Silicon-based active matrix organic light-emitting display and manufacturing method thereof

Technical Field

The invention belongs to the technical field of OLED displays, and particularly relates to a silicon-based active matrix organic light-emitting display and a manufacturing method thereof.

Background

An Organic Light Emitting Diode (OLED) display is a self-luminous display device that displays images by using light emitting organic light emitting diodes, and is widely used in the fields of mobile phones and televisions due to its advantages of being light and thin, low in power consumption, high in color gamut, and the like. And because the silicon-based OLED micro-display uses monocrystalline silicon as a driving back plate, the carrier mobility is high, the very high resolution can be realized, and the silicon-based OLED micro-display has wide application prospects in the fields of AR and VR. Compared with the bottom light-emitting scheme adopted by the OLED of a glass substrate, the top light-emitting scheme adopted by a silicon-based OLED device requires a high-reflectivity anode to achieve high brightness of the device, the high-reflectivity effect is realized by adopting Al or Ag, and the patterning of the reflective anode is realized by utilizing photoetching and dry etching modes. Meanwhile, because the resolution of the device is high, the traditional Fine Metal Mask (FMM) can not achieve good alignment, so that the scheme of whole surface evaporation is adopted during organic evaporation, which causes the following two problems: firstly, at the edge of a pixel formed by dry etching metal, because the state of the pixel is different from that of the front surface of the reflective anode and a step exists, the thickness of the organic material at the step and the front surface of the reflective anode is greatly influenced in the subsequent evaporation of the organic material, and the pixel is in direct contact with the metal at the step, so that the risk of causing display quality problems exists; secondly, organic materials are evaporated on the whole surface of the anode substrate, and formed films are connected among pixels, so that electrical crosstalk among the pixels is caused, and further improvement of the color gamut of the device is limited.

Disclosure of Invention

The purpose of the invention is as follows: aiming at the problems in the prior art, the invention discloses a silicon-based active matrix organic light-emitting display and a manufacturing method thereof, which avoid the contact between the edge of a pixel and an organic film layer on the basis of improving the height of an anode step structure, can reduce the electrical crosstalk between pixels, realize high color gamut and avoid the display defects of devices.

The technical scheme is as follows: in order to achieve the above object, the present invention adopts the following technical solutions.

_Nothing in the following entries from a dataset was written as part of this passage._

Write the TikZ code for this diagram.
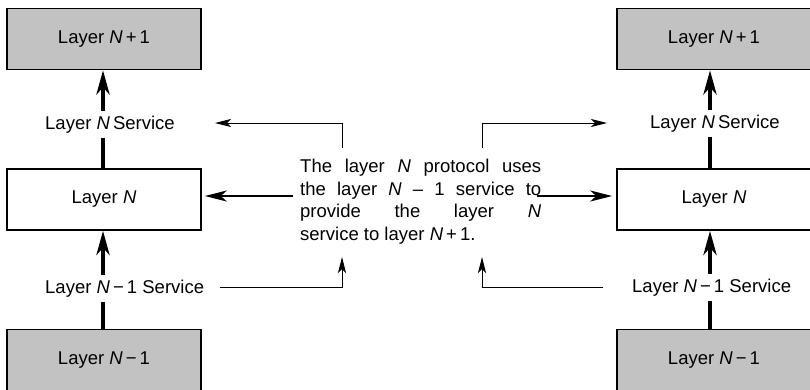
\documentclass[tikz,border=0pt]{standalone}
\usepackage{fontspec}
\setmainfont{Liberation Sans}
\usetikzlibrary{arrows.meta}

\newcommand{\Nv}{\textit{N}}
\newcommand{\labelfont}{\fontsize{18.5}{22.5}\selectfont}

\begin{document}
\begin{tikzpicture}[x=1pt, y=-1pt,
  layerbox/.style={draw, line width=1.6pt, minimum width=194pt,
    minimum height=61pt, inner sep=0pt, font=\labelfont},
  shadedbox/.style={layerbox, fill=black!24},
  plainbox/.style={layerbox, fill=white},
  servicelabel/.style={fill=white, inner xsep=3pt, inner ysep=5pt,
    anchor=base west, font=\labelfont},
  serviceflow/.style={line width=4.5pt,
    -{Stealth[length=24pt, width=13pt, inset=7pt]}},
  pointer/.style={line width=0.9pt,
    -{Stealth[length=16pt, width=8pt, inset=4pt]}},
  usesarrow/.style={line width=1.8pt,
    -{Stealth[length=22pt, width=11pt, inset=6pt]}}
]
\useasboundingbox (0,0) rectangle (810,389);

% left stack
\node[shadedbox] (lTop) at (104,39)    {Layer \Nv\,+\,1};
\node[plainbox]  (lMid) at (104,199.5) {Layer \Nv};
\node[shadedbox] (lBot) at (104,360)   {Layer \Nv\,−\,1};

% right stack
\node[shadedbox] (rTop) at (714,39)    {Layer \Nv\,+\,1};
\node[plainbox]  (rMid) at (714,199.5) {Layer \Nv};
\node[shadedbox] (rBot) at (714,360)   {Layer \Nv\,−\,1};

% services flowing upwards
\draw[serviceflow] ([xshift=-1pt]lMid.north) -- ([xshift=-1pt]lTop.south);
\draw[serviceflow] ([xshift=-1pt]lBot.north) -- ([xshift=-1pt]lMid.south);
\draw[serviceflow] ([xshift=-4pt]rMid.north) -- ([xshift=-4pt]rTop.south);
\draw[serviceflow] ([xshift=-4pt]rBot.north) -- ([xshift=-4pt]rMid.south);

% service labels sit over the flow lines
\node[servicelabel] (lUp)   at (42,129)  {Layer \Nv\,Service};
\node[servicelabel] (lDown) at (42,293)  {Layer \Nv\,−\,1 Service};
\node[servicelabel] (rUp)   at (647,128) {Layer \Nv\,Service};
\node[servicelabel] (rDown) at (629,292) {Layer \Nv\,−\,1 Service};

% explanatory paragraph
\node[anchor=north west, inner sep=0pt, align=left, font=\labelfont]
  (note) at (300,159) {%
  \makebox[241pt][s]{The layer \Nv{} protocol uses}\\
  \makebox[241pt][s]{the layer \Nv{} – 1 service to}\\
  \makebox[241pt][s]{provide the layer \Nv}\\
  service to layer \Nv\,+\,1.};

% bracket pointers between labels and paragraph
\coordinate (pTL) at (342,148);
\coordinate (pTR) at (482,148);
\coordinate (pBL) at (220,287);
\coordinate (pBR) at (603,287);
\coordinate (tipTL) at (215,123);
\coordinate (tipTR) at (607,123);
\coordinate (tipBL) at (342,257);
\coordinate (tipBR) at (482,257);

\draw[pointer] (pTL) |- (tipTL);
\draw[pointer] (pTR) |- (tipTR);
\draw[pointer] (pBL) -| (tipBL);
\draw[pointer] (pBR) -| (tipBR);

% the protocol uses both neighbouring layer N entities
\coordinate (uL) at (293,196);
\coordinate (uR) at (537,196);
\draw[usesarrow, shorten >=3pt] (uL) -- (lMid.east |- uL);
\draw[usesarrow, shorten >=4pt] (uR) -- (rMid.west |- uR);
\end{tikzpicture}
\end{document}
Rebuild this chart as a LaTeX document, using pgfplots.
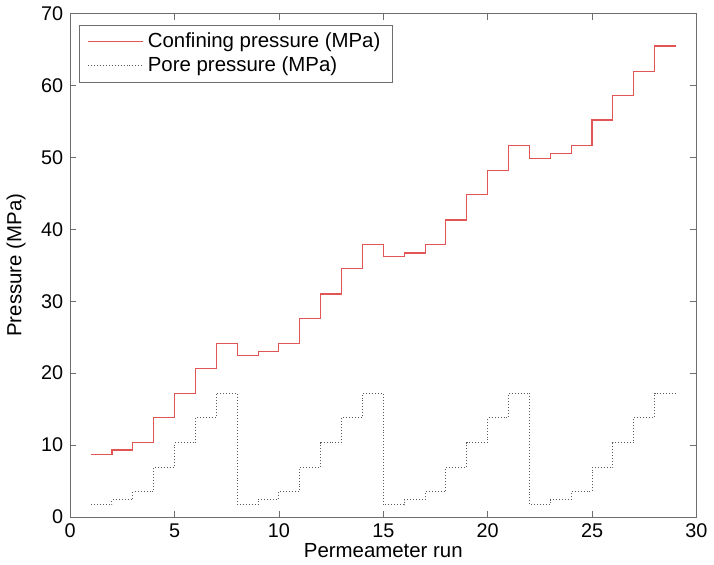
\documentclass[border=0pt]{standalone}
\usepackage{fontspec}
\setmainfont{Liberation Sans}
\usepackage{pgfplots}
\pgfplotsset{compat=1.18}

\definecolor{confred}{RGB}{225,85,85}
\definecolor{poregray}{RGB}{90,90,90}
\definecolor{axgray}{RGB}{110,110,110}

\begin{document}
\begin{tikzpicture}
\begin{axis}[
    scale only axis,
    width=316pt, height=254pt,
    xmin=0, xmax=30, ymin=0, ymax=70,
    xtick={0,5,...,30}, ytick={0,10,...,70},
    tick align=inside,
    major tick length=3pt,
    axis line style={axgray},
    every tick/.style={axgray},
    /pgf/number format/assume math mode=true,
    tick label style={font=\fontsize{10}{11}\selectfont},
    label style={font=\fontsize{10.3}{11}\selectfont},
    xlabel={Permeameter run},
    ylabel={Pressure (MPa)},
    xlabel style={yshift=4pt},
    ylabel style={yshift=1pt},
    legend style={at={(0.014,0.978)}, anchor=north west,
        font=\fontsize{10.3}{12}\selectfont, draw=axgray,
        inner xsep=4pt, inner ysep=2pt, row sep=-1pt},
    legend cell align=left,
    legend image code/.code={\draw[#1] (0pt,0pt) -- (28pt,0pt);},
]
\addplot[const plot, confred, line width=0.55pt] coordinates {
    (1,8.7) (2,9.3) (3,10.4) (4,13.8) (5,17.2) (6,20.7) (7,24.1)
    (8,22.4) (9,23.0) (10,24.1) (11,27.6) (12,31.0) (13,34.5) (14,37.9)
    (15,36.2) (16,36.7) (17,37.9) (18,41.3) (19,44.8) (20,48.2) (21,51.7)
    (22,49.9) (23,50.5) (24,51.7) (25,55.2) (26,58.6) (27,62.0) (28,65.5)
    (29,65.5)
};
\addlegendentry{Confining pressure (MPa)}
\addplot[const plot, poregray, densely dotted, line width=0.5pt] coordinates {
    (1,1.7) (2,2.4) (3,3.5) (4,6.9) (5,10.3) (6,13.8) (7,17.2)
    (8,1.7) (9,2.4) (10,3.5) (11,6.9) (12,10.3) (13,13.8) (14,17.2)
    (15,1.7) (16,2.4) (17,3.5) (18,6.9) (19,10.3) (20,13.8) (21,17.2)
    (22,1.7) (23,2.4) (24,3.5) (25,6.9) (26,10.3) (27,13.8) (28,17.2)
    (29,17.2)
};
\addlegendentry{Pore pressure (MPa)}
\end{axis}
\end{tikzpicture}
\end{document}
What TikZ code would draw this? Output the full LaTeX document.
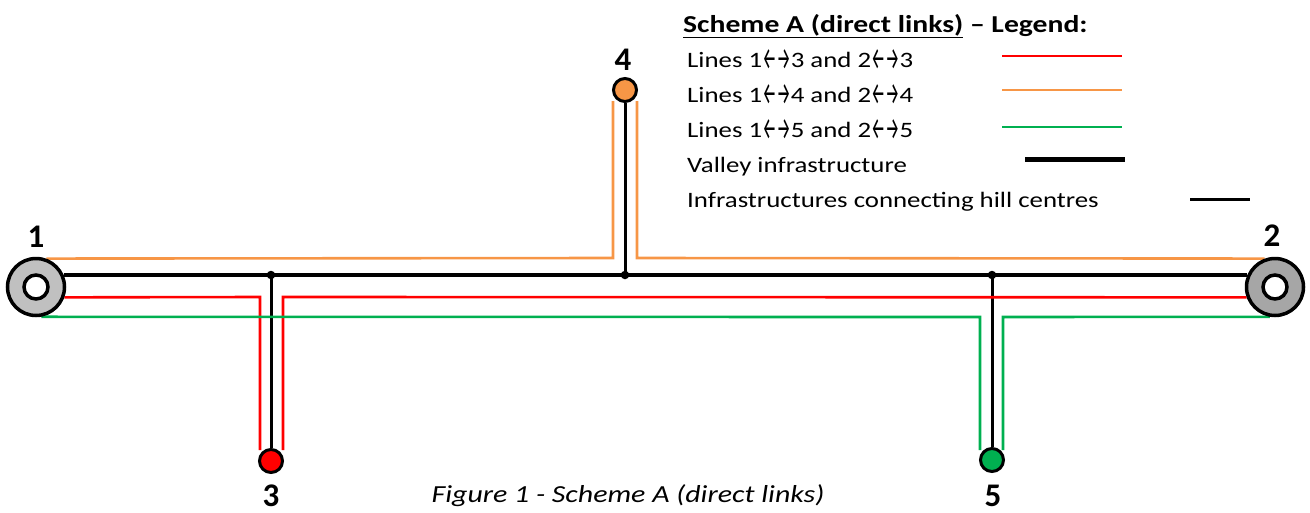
\documentclass[tikz,border=0pt]{standalone}
\usepackage{fontspec}
\setmainfont[FakeStretch=1.22]{Carlito}
\newfontfamily\labelfont{Carlito}
\newfontfamily\arrowfont{Fira Sans}
\usetikzlibrary{backgrounds}
\definecolor{cred}{HTML}{FF0000}
\definecolor{corange}{HTML}{F79646}
\definecolor{cgreen}{HTML}{00B050}
\definecolor{gringA}{HTML}{C0C0C0}
\definecolor{gringB}{HTML}{A6A6A6}
\newcommand{\larr}{\raisebox{-0.11em}{\arrowfont\scalebox{0.72}[1.42]{←}}}
\newcommand{\rarr}{\raisebox{-0.11em}{\arrowfont\scalebox{0.72}[1.42]{→}}}
\tikzset{
  ring/.style={circle, draw=black, line width=3.5pt, minimum size=57pt, inner sep=0pt},
  hole/.style={circle, draw=black, fill=white, line width=3.5pt, minimum size=24pt, inner sep=0pt},
  station/.style={circle, draw=black, line width=3pt, minimum size=23pt, inner sep=0pt},
  junction/.style={circle, fill=black, minimum size=8.5pt, inner sep=0pt},
  valley/.style={draw=black, line width=4pt},
  hill/.style={draw=black, line width=3pt},
  link/.style={line width=2.6pt},
  numlabel/.style={font=\fontsize{33}{35}\selectfont\labelfont\bfseries, anchor=base, inner sep=0pt},
  legtext/.style={font=\fontsize{22}{26}\selectfont, anchor=base west, inner sep=0pt},
}
\begin{document}
\begin{tikzpicture}[x=1pt,y=-1pt]
\useasboundingbox (0,0) rectangle (1310,512);

% rings and stations
\node[ring, fill=gringA] (r1) at (36,287) {};
\node[hole] (h1) at (36,287) {};
\node[ring, fill=gringB] (r2) at (1275,287) {};
\node[hole] (h2) at (1275,287) {};
\node[station, fill=cred] (n3) at (271,461) {};
\node[station, fill=corange] (n4) at (625,90) {};
\node[station, fill=cgreen] (n5) at (992,460) {};

\node[junction] (j3) at (271,275) {};
\node[junction] (j4) at (625,275) {};
\node[junction] (j5) at (992,275) {};

\begin{scope}[on background layer]
  % valley infrastructure
  \draw[valley] (r1.24) -- (r2.156);
  % hill infrastructures
  \draw[hill] (j3.center) -- (n3);
  \draw[hill] (j4.center) -- (n4);
  \draw[hill] (j5.center) -- (n5);
  % orange lines
  \coordinate (o1) at (613,101);
  \coordinate (o2) at (637,101);
  \draw[link, corange] (r1.70) -- (613,258) -- (o1);
  \draw[link, corange] (o2) -- (637,258) -- (r2.110);
  % red lines
  \coordinate (d1) at (260,450);
  \coordinate (d2) at (283,450);
  \draw[link, cred] (r1.-20) -- (260,297) -- (d1);
  \draw[link, cred] (d2) -- (283,297) -- (r2.200);
  % green lines
  \coordinate (g1) at (980,450);
  \coordinate (g2) at (1003,450);
  \draw[link, cgreen] (r1.-80) -- (980,317) -- (g1);
  \draw[link, cgreen] (g2) -- (1003,317) -- (r2.-100);
\end{scope}

% number labels
\node[numlabel] (l1) at (36,247) {1};
\node[numlabel] (l2) at (1272,246) {2};
\node[numlabel] (l3) at (271,506) {3};
\node[numlabel] (l4) at (623,70) {4};
\node[numlabel] (l5) at (993,506) {5};

% legend
\node[legtext, font=\fontsize{24.3}{28}\selectfont\bfseries] (lt) at (683,32) {\underline{Scheme A (direct links)} – Legend:};
\node[legtext] (lg1) at (687,67) {Lines 1\larr\rarr3 and 2\larr\rarr3};
\node[legtext] (lg2) at (687,102) {Lines 1\larr\rarr4 and 2\larr\rarr4};
\node[legtext] (lg3) at (687,137) {Lines 1\larr\rarr5 and 2\larr\rarr5};
\node[legtext] (lg4) at (687,172) {Valley infrastructure};
\node[legtext] (lg5) at (687,207) {Infrastructures connecting hill centres};
\coordinate (k1a) at (1002,56); \coordinate (k1b) at (1122,56);
\coordinate (k2a) at (1002,90); \coordinate (k2b) at (1122,90);
\coordinate (k3a) at (1002,127); \coordinate (k3b) at (1122,127);
\coordinate (k4a) at (1025,159); \coordinate (k4b) at (1125,159);
\coordinate (k5a) at (1190,199); \coordinate (k5b) at (1250,199);
\draw[link, cred] (k1a) -- (k1b);
\draw[link, corange] (k2a) -- (k2b);
\draw[link, cgreen] (k3a) -- (k3b);
\draw[valley, line width=5pt] (k4a) -- (k4b);
\draw[hill] (k5a) -- (k5b);

% caption
\node[font=\fontsize{24.5}{28}\selectfont\itshape, anchor=base, inner sep=0pt] (cap) at (628,502) {Figure 1 - Scheme A (direct links)};
\end{tikzpicture}
\end{document}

The anode structure of the silicon-based active matrix organic light-emitting display comprises a substrate, and a high-reflection anode metal layer and a pixel isolation layer which are sequentially grown on the substrate, wherein the high-reflection anode metal layer forms a step structure on the substrate, the pixel isolation layer covers the substrate between the adjacent high-reflection anode metal layers, and the pixel isolation layer divides the high-reflection anode metal layer into a plurality of pixel electrodes which are mutually isolated.

Preferably, the pixel isolation layer further covers the side wall of the high-reflection anode metal layer and the edge of the raised step surface of the high-reflection anode metal layer, and the pixel isolation layer on the raised step surface of the high-reflection anode metal layer is not communicated.

Preferably, the pixel isolation layer is made of silicon oxide or silicon nitride, and the thickness range is 50 nm-500 nm.

Preferably, the pixel isolation layer is manufactured by physical vapor deposition, chemical vapor deposition or atomic layer deposition, and after the patterning process, the angle of the side wall of the pixel isolation layer ranges from 30 degrees to 90 degrees.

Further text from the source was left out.